Set exercise: Locate each line in the records containing "standalone". Copy it.

Input:

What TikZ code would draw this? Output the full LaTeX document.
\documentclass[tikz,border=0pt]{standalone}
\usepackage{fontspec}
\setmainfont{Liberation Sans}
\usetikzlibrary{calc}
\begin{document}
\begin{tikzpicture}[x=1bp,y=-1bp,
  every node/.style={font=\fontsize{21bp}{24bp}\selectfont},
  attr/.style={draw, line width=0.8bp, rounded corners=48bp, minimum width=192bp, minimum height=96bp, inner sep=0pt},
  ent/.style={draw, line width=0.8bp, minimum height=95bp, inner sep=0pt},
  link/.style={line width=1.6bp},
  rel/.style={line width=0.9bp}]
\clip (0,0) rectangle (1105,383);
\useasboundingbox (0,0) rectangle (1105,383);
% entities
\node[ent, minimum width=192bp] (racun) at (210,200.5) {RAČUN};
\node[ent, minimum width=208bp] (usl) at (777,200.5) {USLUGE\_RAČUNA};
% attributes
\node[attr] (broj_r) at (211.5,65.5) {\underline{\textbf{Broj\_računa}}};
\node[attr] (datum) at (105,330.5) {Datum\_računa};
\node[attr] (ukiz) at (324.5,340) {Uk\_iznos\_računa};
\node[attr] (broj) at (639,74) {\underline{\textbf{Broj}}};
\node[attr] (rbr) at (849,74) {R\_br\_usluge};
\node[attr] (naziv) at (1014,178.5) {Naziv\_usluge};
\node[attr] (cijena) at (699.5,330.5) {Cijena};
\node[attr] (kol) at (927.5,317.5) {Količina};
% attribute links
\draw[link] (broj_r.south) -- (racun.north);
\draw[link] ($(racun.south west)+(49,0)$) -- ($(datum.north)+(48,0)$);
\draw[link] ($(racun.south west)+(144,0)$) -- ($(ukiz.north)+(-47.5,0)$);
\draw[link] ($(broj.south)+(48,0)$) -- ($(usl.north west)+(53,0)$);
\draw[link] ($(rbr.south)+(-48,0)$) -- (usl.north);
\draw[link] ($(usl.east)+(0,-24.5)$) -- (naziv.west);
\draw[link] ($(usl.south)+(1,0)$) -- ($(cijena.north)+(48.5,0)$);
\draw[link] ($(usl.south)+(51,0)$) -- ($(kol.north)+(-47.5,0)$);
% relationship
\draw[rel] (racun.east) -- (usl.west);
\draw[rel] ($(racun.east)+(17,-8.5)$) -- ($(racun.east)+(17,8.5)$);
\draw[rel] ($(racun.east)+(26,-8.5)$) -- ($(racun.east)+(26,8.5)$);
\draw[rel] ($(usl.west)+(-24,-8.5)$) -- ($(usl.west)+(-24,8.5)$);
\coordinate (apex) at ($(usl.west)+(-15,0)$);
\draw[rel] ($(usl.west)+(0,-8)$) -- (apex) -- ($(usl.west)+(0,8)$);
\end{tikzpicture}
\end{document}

---

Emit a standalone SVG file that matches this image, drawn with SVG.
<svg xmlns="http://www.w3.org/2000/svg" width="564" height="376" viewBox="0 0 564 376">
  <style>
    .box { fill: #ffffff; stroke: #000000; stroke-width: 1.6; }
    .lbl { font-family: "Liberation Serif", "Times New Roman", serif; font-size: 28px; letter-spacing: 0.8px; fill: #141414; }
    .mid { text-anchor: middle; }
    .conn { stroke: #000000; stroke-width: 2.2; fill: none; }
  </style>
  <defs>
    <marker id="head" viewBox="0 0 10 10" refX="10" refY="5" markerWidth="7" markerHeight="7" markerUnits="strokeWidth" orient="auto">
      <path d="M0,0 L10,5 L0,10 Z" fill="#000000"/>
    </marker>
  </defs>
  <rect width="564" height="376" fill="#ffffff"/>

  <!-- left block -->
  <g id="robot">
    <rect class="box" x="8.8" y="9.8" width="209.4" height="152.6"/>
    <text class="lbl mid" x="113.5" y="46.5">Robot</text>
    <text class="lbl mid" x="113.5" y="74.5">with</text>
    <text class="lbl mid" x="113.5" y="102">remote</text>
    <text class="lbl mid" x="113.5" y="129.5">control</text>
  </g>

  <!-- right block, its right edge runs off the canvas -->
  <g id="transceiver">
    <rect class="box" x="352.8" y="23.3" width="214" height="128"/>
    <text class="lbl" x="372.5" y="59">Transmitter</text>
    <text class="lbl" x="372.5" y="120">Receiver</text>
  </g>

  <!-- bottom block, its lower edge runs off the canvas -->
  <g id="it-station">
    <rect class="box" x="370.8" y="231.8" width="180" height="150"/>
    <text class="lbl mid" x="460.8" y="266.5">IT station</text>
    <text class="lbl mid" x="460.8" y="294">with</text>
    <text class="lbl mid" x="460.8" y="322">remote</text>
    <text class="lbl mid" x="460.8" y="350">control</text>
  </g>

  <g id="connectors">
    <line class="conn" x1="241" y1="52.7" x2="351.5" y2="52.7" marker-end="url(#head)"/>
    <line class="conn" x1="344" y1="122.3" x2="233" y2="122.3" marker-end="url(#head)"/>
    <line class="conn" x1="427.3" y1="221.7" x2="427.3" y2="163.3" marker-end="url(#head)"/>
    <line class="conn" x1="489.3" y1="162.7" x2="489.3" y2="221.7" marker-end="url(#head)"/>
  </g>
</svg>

Response:
\documentclass[tikz,border=0pt]{standalone}
Emit a standalone SVG file that matches this image, drawn with SVG.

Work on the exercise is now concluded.